Omit the pictures, then write out every entry exactly as it reads.

>> start

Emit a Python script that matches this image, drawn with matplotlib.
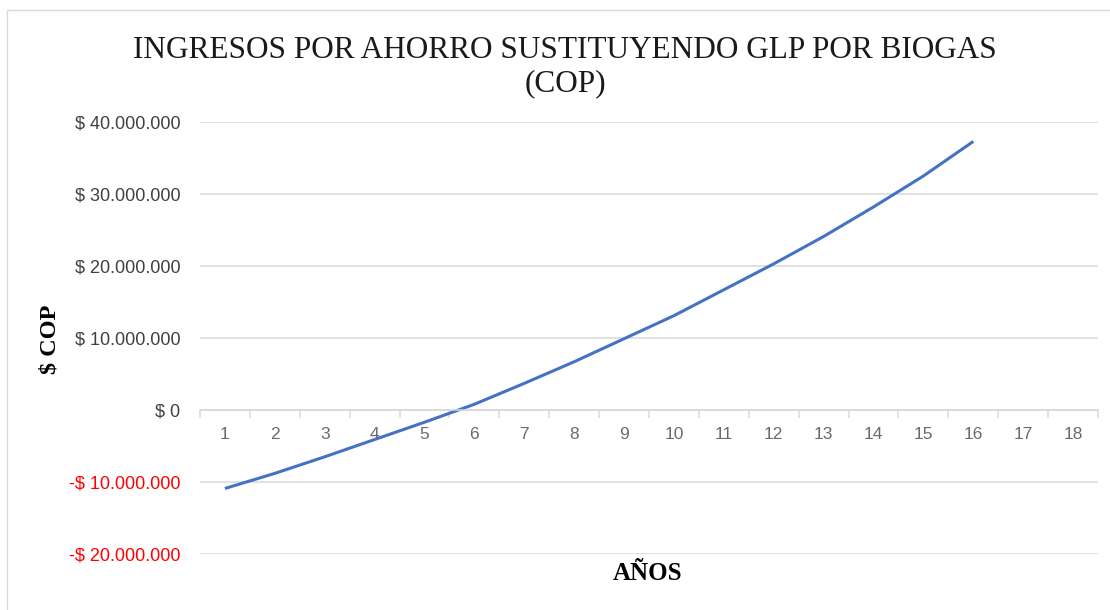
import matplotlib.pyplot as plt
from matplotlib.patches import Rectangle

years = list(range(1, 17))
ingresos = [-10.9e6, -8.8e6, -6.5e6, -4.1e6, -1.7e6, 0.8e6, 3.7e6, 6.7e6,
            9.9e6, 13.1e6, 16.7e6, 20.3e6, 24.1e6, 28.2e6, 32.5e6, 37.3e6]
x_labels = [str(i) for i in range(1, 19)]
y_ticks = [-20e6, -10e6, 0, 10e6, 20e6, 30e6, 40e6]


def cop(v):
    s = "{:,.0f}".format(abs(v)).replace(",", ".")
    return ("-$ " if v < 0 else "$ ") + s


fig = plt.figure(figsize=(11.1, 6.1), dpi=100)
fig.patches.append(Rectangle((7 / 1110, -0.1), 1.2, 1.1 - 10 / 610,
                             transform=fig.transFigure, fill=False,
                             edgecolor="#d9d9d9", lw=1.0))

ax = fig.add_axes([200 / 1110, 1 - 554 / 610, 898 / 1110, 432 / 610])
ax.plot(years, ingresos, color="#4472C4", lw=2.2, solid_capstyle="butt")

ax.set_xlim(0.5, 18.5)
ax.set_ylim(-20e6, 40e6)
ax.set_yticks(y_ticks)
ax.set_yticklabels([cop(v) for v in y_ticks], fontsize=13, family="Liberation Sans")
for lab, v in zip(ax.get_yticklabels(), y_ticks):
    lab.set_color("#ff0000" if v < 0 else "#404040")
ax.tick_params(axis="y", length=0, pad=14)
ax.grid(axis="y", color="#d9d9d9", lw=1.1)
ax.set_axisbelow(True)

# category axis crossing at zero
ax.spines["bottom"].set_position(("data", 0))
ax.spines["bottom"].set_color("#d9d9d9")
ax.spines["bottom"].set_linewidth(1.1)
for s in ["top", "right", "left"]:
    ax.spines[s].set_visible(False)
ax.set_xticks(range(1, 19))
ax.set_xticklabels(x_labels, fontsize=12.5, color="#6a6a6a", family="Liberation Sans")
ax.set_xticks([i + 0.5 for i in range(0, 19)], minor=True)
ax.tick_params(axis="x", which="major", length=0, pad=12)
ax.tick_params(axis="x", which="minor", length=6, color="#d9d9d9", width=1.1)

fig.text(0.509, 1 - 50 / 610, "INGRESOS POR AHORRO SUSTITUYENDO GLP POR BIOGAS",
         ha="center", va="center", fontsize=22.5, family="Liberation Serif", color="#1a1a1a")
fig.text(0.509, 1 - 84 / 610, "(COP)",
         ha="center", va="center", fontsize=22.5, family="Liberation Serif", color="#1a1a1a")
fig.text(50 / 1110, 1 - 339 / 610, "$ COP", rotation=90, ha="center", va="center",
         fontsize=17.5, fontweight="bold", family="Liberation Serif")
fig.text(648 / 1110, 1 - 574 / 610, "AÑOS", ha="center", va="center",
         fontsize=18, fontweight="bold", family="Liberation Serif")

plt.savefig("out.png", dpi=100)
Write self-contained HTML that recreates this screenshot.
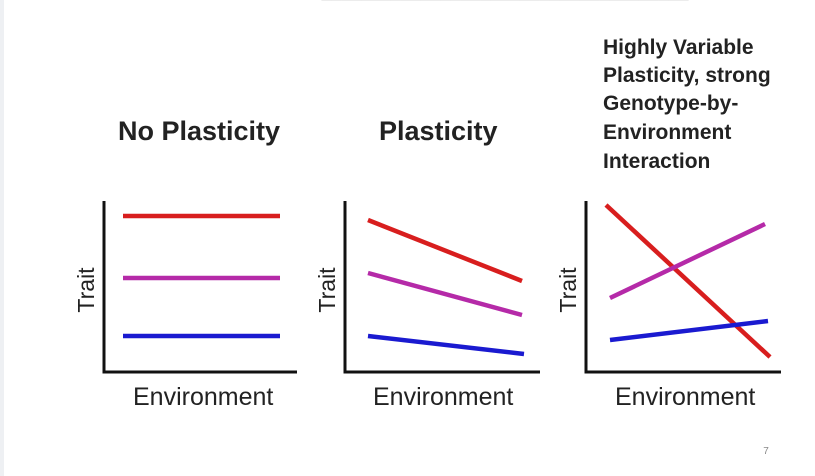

>> end

Response to this exercise —
Emit a Python script that matches this image, drawn with matplotlib.
import matplotlib.pyplot as plt
from matplotlib.patches import Rectangle

years = list(range(1, 17))
ingresos = [-10.9e6, -8.8e6, -6.5e6, -4.1e6, -1.7e6, 0.8e6, 3.7e6, 6.7e6,
            9.9e6, 13.1e6, 16.7e6, 20.3e6, 24.1e6, 28.2e6, 32.5e6, 37.3e6]
x_labels = [str(i) for i in range(1, 19)]
y_ticks = [-20e6, -10e6, 0, 10e6, 20e6, 30e6, 40e6]


def cop(v):
    s = "{:,.0f}".format(abs(v)).replace(",", ".")
    return ("-$ " if v < 0 else "$ ") + s


fig = plt.figure(figsize=(11.1, 6.1), dpi=100)
fig.patches.append(Rectangle((7 / 1110, -0.1), 1.2, 1.1 - 10 / 610,
                             transform=fig.transFigure, fill=False,
                             edgecolor="#d9d9d9", lw=1.0))

ax = fig.add_axes([200 / 1110, 1 - 554 / 610, 898 / 1110, 432 / 610])
ax.plot(years, ingresos, color="#4472C4", lw=2.2, solid_capstyle="butt")

ax.set_xlim(0.5, 18.5)
ax.set_ylim(-20e6, 40e6)
ax.set_yticks(y_ticks)
ax.set_yticklabels([cop(v) for v in y_ticks], fontsize=13, family="Liberation Sans")
for lab, v in zip(ax.get_yticklabels(), y_ticks):
    lab.set_color("#ff0000" if v < 0 else "#404040")
ax.tick_params(axis="y", length=0, pad=14)
ax.grid(axis="y", color="#d9d9d9", lw=1.1)
ax.set_axisbelow(True)

# category axis crossing at zero
ax.spines["bottom"].set_position(("data", 0))
ax.spines["bottom"].set_color("#d9d9d9")
ax.spines["bottom"].set_linewidth(1.1)
for s in ["top", "right", "left"]:
    ax.spines[s].set_visible(False)
ax.set_xticks(range(1, 19))
ax.set_xticklabels(x_labels, fontsize=12.5, color="#6a6a6a", family="Liberation Sans")
ax.set_xticks([i + 0.5 for i in range(0, 19)], minor=True)
ax.tick_params(axis="x", which="major", length=0, pad=12)
ax.tick_params(axis="x", which="minor", length=6, color="#d9d9d9", width=1.1)

fig.text(0.509, 1 - 50 / 610, "INGRESOS POR AHORRO SUSTITUYENDO GLP POR BIOGAS",
         ha="center", va="center", fontsize=22.5, family="Liberation Serif", color="#1a1a1a")
fig.text(0.509, 1 - 84 / 610, "(COP)",
         ha="center", va="center", fontsize=22.5, family="Liberation Serif", color="#1a1a1a")
fig.text(50 / 1110, 1 - 339 / 610, "$ COP", rotation=90, ha="center", va="center",
         fontsize=17.5, fontweight="bold", family="Liberation Serif")
fig.text(648 / 1110, 1 - 574 / 610, "AÑOS", ha="center", va="center",
         fontsize=18, fontweight="bold", family="Liberation Serif")

plt.savefig("out.png", dpi=100)
Write self-contained HTML that recreates this screenshot.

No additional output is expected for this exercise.